Mehta with young talents from the Mehli Mehta Foundation
What followed was a short, intimate chat aptly-titled Reminiscences of Bombay, which saw Mehta regale the room with memories from his childhood spent at Cuffe Parade. He credited his grandparents for keeping him grounded; his grandmother was a religious, traditional Parsi. Gujarati was spoken at home, and Mehta admitted that to this day, he is most comfortable counting in the language. His first musical education was under his father, Mehli Mehta, a self-taught concert violinist. We learnt that it was his father who had played the violin for the iconic All India Radio tune composed by Czech Jewish refugee Walter Kauffman in Bombay all those moons ago. Mehta said that when he and the family visited Amarnath for the annual yatra in the 1970s, a local was playing the radio, and his children got to hear the tune their grandfather had a hand in, at a height of seventeen thousand feet! “I am audio-taught,” he told the audience about the hours spent every day listening to records. “By the time I went to study music at 18, I knew more than most of the other students,” he said of the time spent at Vienna’s Academy of Music.

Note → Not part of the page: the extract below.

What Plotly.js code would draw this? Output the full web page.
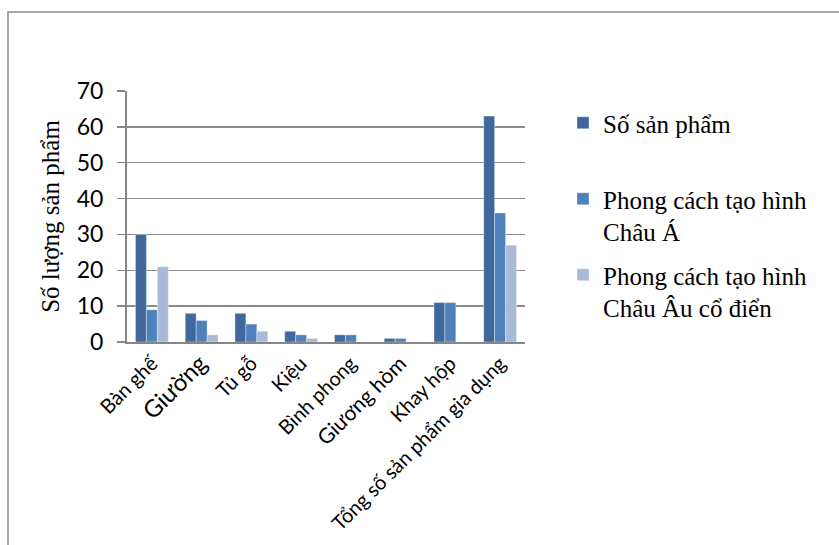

Karan Thapar in conversation with conductor Zubin Mehta
The talk veered to his days as St Mary’s ICSE School, Mazgaon, which he called a “secular, positive” institution, before sharing a fascinating anecdote about meeting some of the Spanish priests who taught him years later at a concert in Barcelona. They had arrived after learning that their student was going to be playing. Mehta’s undying love for cricket was evident when the one-time medium pace leg spinner confessed, “I set my alarm to the wee hours back in LA, to catch a game in India!” Thapar was keen to hear his thoughts on the city’s changing landscape, and Mehta lamented how the infrastructure maze saw him and his experienced driver get lost the previous day while trying to find his ancestral home in Cuffe Parade.

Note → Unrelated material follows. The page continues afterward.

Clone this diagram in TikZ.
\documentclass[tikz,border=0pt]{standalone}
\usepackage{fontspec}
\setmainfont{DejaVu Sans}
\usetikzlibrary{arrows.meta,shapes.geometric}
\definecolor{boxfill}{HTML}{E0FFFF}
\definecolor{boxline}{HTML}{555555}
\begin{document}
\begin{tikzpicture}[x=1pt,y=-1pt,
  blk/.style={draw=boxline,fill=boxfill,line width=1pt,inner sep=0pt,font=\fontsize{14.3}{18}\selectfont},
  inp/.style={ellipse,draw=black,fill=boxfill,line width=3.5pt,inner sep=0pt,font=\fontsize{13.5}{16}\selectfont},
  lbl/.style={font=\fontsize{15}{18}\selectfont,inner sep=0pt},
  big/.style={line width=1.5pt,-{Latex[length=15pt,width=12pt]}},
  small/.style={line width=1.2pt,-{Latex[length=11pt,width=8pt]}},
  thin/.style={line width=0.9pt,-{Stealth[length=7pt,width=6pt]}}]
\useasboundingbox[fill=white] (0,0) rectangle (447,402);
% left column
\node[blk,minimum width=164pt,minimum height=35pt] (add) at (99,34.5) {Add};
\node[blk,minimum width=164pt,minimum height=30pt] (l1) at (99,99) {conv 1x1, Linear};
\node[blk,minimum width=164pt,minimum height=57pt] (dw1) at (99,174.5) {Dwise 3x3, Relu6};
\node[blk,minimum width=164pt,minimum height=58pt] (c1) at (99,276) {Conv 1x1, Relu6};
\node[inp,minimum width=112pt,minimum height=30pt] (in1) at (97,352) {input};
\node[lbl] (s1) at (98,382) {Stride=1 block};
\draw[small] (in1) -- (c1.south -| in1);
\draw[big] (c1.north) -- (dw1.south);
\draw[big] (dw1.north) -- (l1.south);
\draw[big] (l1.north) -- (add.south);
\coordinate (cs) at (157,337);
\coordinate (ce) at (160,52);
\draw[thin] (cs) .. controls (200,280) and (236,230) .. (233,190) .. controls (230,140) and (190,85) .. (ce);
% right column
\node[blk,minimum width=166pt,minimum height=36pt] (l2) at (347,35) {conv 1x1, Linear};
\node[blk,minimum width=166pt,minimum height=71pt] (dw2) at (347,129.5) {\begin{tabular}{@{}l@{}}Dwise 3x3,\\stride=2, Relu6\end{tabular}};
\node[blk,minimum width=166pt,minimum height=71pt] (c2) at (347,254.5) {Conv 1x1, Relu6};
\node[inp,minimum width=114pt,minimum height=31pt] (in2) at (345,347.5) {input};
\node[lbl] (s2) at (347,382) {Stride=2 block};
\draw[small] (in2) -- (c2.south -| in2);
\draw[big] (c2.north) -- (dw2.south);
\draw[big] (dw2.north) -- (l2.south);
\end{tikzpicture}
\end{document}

Not just the skyline, Mehta was concerned about another potent change: political intolerance. He was vocal about the tumultuous scenario in Israel, where he led the Israel Philharmonic Orchestra until 2016. He was irked that in an interview he recently gave to an Indian newspaper, a line was edited out where he said that he “hoped his Muslim friends would be safe in India”. He told Thapar, “The madness of religious persecution ought to end.” Mehta has often spoken of music’s healing powers, narrated anecdotes of Jews and Arabs sitting side by side at concerts, and even conducted a special performance at the Gaza border to protest the imprisonment of a soldier by Hamas, denying access even to the Red Cross.
As the session wound up, and the guests turned to their reds, whites and hors d’oeuvre, in the ladies restroom were two guests exchanging quick notes over a handwash. “Gosh! Why bring up politics at an evening meant for music and culture? You know, very long ago I decided that I was just not going to discuss politics in a social setting.”